Indeed, nobody in Palestine has a Plan B. "We don't really know what unity means, since the document is not yet released," Sam Bahour told me this morning. "But let's keep our eye on certain things. Did the unity agreement get a yellow light from the Americans? We'll see if the money keeps flowing. Fayyad is rumored to be out of the prime minister's job, because he has become a focus for Hamas resentment; but will he retain his job as Finance Minister? That would be a sign of continuity, though the circles of business people and professionals he represents will continue irrespective of whether or not he stays."
Other things to notice. The same way Hamas's patron in Syria has lost ground, Abbas lost his patron in Egypt. Perhaps unity is simply a way for both sides to reassess and save face. Certainly, the outcome of elections in Egypt will give heart to one side or another.

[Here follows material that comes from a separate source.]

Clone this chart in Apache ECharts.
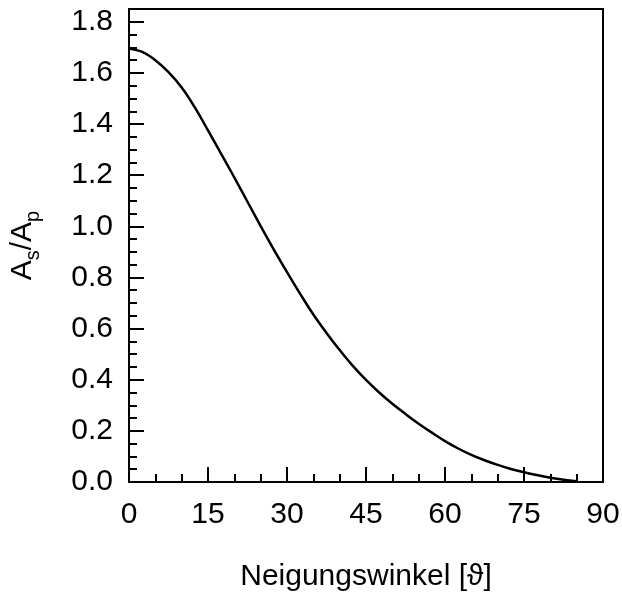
<!DOCTYPE html>
<html>
<head>
<meta charset="utf-8">
<script src="https://cdn.jsdelivr.net/npm/echarts@6/dist/echarts.min.js"></script>
<style>
html,body{margin:0;padding:0;background:#fff;}
#chart{width:622px;height:593px;}
</style>
</head>
<body>
<div id="chart"></div>
<script>
// Data
var angles = [0, 2.5, 5, 7.5, 10, 12.5, 15, 17.5, 20, 22.5, 25, 27.5, 30, 32.5, 35, 37.5, 40, 42.5, 45, 47.5, 50, 52.5, 55, 57.5, 60, 62.5, 65, 67.5, 70, 72.5, 75, 77.5, 80, 82.5, 85];
var ratio  = [1.695, 1.682, 1.650, 1.603, 1.543, 1.465, 1.375, 1.283, 1.191, 1.096, 1.001, 0.909, 0.821, 0.736, 0.655, 0.583, 0.516, 0.454, 0.399, 0.350, 0.306, 0.266, 0.228, 0.193, 0.160, 0.131, 0.106, 0.085, 0.067, 0.051, 0.038, 0.027, 0.017, 0.009, 0.003];
var xTicks = [0, 15, 30, 45, 60, 75, 90];
var yTicks = [0.0, 0.2, 0.4, 0.6, 0.8, 1.0, 1.2, 1.4, 1.6, 1.8];

var font = "'Liberation Sans', Arial, Helvetica, sans-serif";
var points = angles.map(function (a, i) { return [a, ratio[i]]; });

var chart = echarts.init(document.getElementById('chart'));
chart.setOption({
  animation: false,
  grid: {
    left: 129, right: 19, top: 9, bottom: 111,
    show: true, borderColor: '#000', borderWidth: 2,
    outerBoundsMode: 'none'
  },
  xAxis: {
    type: 'value', min: 0, max: 90, interval: 15,
    axisLine: { show: true, lineStyle: { color: '#000', width: 2 } },
    axisTick: { show: true, inside: true, length: 15, lineStyle: { color: '#000', width: 2 } },
    minorTick: { show: true, splitNumber: 3, length: 8, lineStyle: { color: '#000', width: 2 } },
    splitLine: { show: false },
    axisLabel: {
      margin: 18, color: '#000', fontFamily: font, fontSize: 30,
      formatter: function (v) { return xTicks.indexOf(v) >= 0 ? String(v) : ''; }
    },
    name: 'Neigungswinkel [ϑ]', nameLocation: 'middle', nameGap: 80,
    nameTextStyle: { color: '#000', fontFamily: font, fontSize: 30 }
  },
  yAxis: [{
    type: 'value', min: 0, max: 1.85, interval: 0.2,
    axisLine: { show: true, lineStyle: { color: '#000', width: 2 } },
    axisTick: { show: true, inside: true, length: 15, lineStyle: { color: '#000', width: 2 } },
    splitLine: { show: false },
    axisLabel: {
      margin: 16, color: '#000', fontFamily: font, fontSize: 30,
      formatter: function (v) {
        for (var i = 0; i < yTicks.length; i++) {
          if (Math.abs(yTicks[i] - v) < 1e-6) return yTicks[i].toFixed(1);
        }
        return '';
      }
    },
    name: '{a|A}{s|s}{a|/A}{s|p}', nameLocation: 'middle', nameGap: 86,
    nameTextStyle: {
      color: '#000', fontFamily: font, fontSize: 30,
      rich: {
        a: { fontFamily: font, fontSize: 30, color: '#000', lineHeight: 40, verticalAlign: 'middle' },
        s: { fontFamily: font, fontSize: 20, color: '#000', lineHeight: 40, verticalAlign: 'bottom' }
      }
    }
  }, {
    type: 'value', min: 0, max: 1.85, interval: 0.05, position: 'left',
    axisLine: { show: false },
    axisTick: { show: true, inside: true, length: 8, lineStyle: { color: '#000', width: 2 } },
    axisLabel: { show: false },
    splitLine: { show: false }
  }],
  series: [{
    type: 'line', xAxisIndex: 0, yAxisIndex: 0,
    data: points, showSymbol: false, smooth: 0.4,
    lineStyle: { color: '#000', width: 2.5 }
  }]
});
</script>
</body>
</html>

Abbas said the PLO, which he heads, would still be responsible for "handling politics, negotiations." But  unity agreement almost certainly means Abbas will not entertain new, direct negotiations with Israel, or perhaps even proximity talks with Mitchell, whose role Abbas just pooh-poohed to Dan Ephron in Newsweek. Then again, if a Palestinian state is indeed going to gain international recognition at the UN, the free election of a united people will be necessary sooner or later.

"The key is that the world should work with whatever government is elected," Bahour, no supporter of Hamas, told me. "Even Hamas people will quickly learn the facts of life. The first thing Hamas people did when they entered the government in 2006 was approve a contract with an Israeli oil supplier. They will learn responsibility now as well."